Também assessor da presidência, Wellington afirmou que o objetivo da gestão é “construir mesmo uma comunicação pública”, dentro do desafio e da luta histórica que envolvem a questão.
“A gente vai ter mais comunicação pública, mais independência, na medida que a gente aprofunde a democracia. Não tem como não ter isso, não é uma questão normativa, é uma questão de contexto político, de compreensão da perspectiva democrática. No meu modo de ver, ela tem que alcançar todas as forças políticas, inclusive as forças de esquerda. É um debate que vai muito além de uma certa polaridade entre democráticos e não democráticos, né? Falando especificamente das perspectivas, a gestão começou a desenhar e vai ter uma clara separação. Já tinha uma separação na criação [da EBC], né? E depois acabou, então vai ter a Superintendência do governamental, a gente tem dois sinais, eles vão se separados, pensando um pouco na TV, né? Acho que isso é importante.”
Conselho Curador
A retomada do Conselho Curador para dar as diretrizes para a comunicação pública feita pela EBC também foi tratada no ciclo de debate. Porém, segundo Kariane, ainda sem solução no curto prazo.
“A comunicação pública é a voz da sociedade civil. Então, sem Conselho Curador hoje, deixa a gente vulnerável até a possíveis interferências do governo dentro da EBC. Também dá mais garantia a questão do mandato presidencial, a gente não pode ficar à mercê de que uma atitude ou outra de um presidente da nossa empresa desagrade e ele seja retirado, como a gente viu no passado e isso foi um desastre. Isso não dialoga com a comunicação pública. Então, uma das principais reivindicações não só dos trabalhadores da EBC, mas da sociedade civil e de quem acompanha a discussão da importância da comunicação pública no Brasil e no mundo é a volta do Conselho Curador. Essa pauta ainda está no governo, ainda está em discussão e a gente está na expectativa que isso se concretize.”
Wellington destacou que a questão pode enfrentar dificuldades no Congresso Nacional.
“Eu acho que há o compromisso muito claro da atual gestão de que tem que retomar uma governança que não está estruturada, o próprio Conselho de Administração ainda não foi renovado, ela tem obviamente que incorporar fortemente a sociedade civil agora. Mas tem o contexto político, passa pelo governo articular a medida provisória ou um projeto de lei e vai ter que ir ao Congresso. Eu acho que para além da EBC, o governo tem um cuidado imenso hoje com qualquer medida provisória. Tem que ter sempre o olhar para a governabilidade, ainda em construção do ponto de vista legislativo. A vitória foi muito apertada eleitoralmente e você tem um grupo conservador muito forte. Então, na minha leitura, essa questão ainda não andou porque não é só em relação à EBC, outras questões também prementes para o governo demandam articulação no Congresso e esse processo é uma construção do ponto de vista político mais geral, né? Mas eu tô de acordo com essa questão da pluralidade. A gente vai ter que restituir a cidadania e construir credibilidade”.

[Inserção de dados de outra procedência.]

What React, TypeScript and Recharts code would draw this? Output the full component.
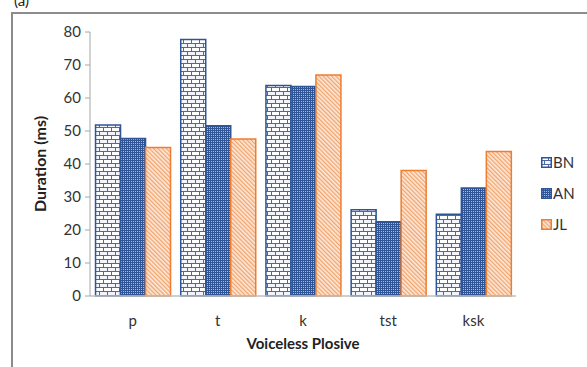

Enquanto não há solução a caminho para restaurar os princípios da comunicação pública na EBC, com separação clara da comunicação de governo e participação social, esta Ouvidoria Cidadã tem uma sugestão: instalar imediatamente o Comitê Editorial e de Programação previsto na lei da EBC, mudança introduzida pelo Congresso Nacional após o desmonte de Michel Temer:
“Art. 15. O Comitê Editorial e de Programação, órgão técnico de participação institucionalizada da sociedade na EBC, terá natureza consultiva e deliberativa, sendo integrado por onze membros indicados por entidades representativas da sociedade, mediante lista tríplice, e designados pelo Presidente da República. (Redação dada pela Lei nº 13.417, de 2017)”
Lembrando, ainda, que o juiz federal Antonio Henrique Correa da Silva, da 32ª Vara Federal do Rio de Janeiro, determinou a imediata instalação do órgão, em decisão de outubro de 2021, em resposta a uma ação civil pública movida pelo Ministério Público Federal.
“Como visto a instituição e manutenção do Comitê Editorial e de Programação constitui elemento essencial à garantia de independência frente aos interesses propriamente governamentais na definição da programação da TV pública em questão, contribuindo, em todos os níveis, para a efetivação e democratização do direito à comunicação em seu mais amplo espectro. O caráter plural e representativo de tal órgão é o que garante a formulação da programação sem a prevalência da influência de determinado grupo social ou visão de mundo, conferindo concretude ao princípio da pluralidade de fontes de produção e distribuição do conteúdo”, diz a decisão.
Apesar de semi-figurativo, a instalação do Comitê já seria um começo.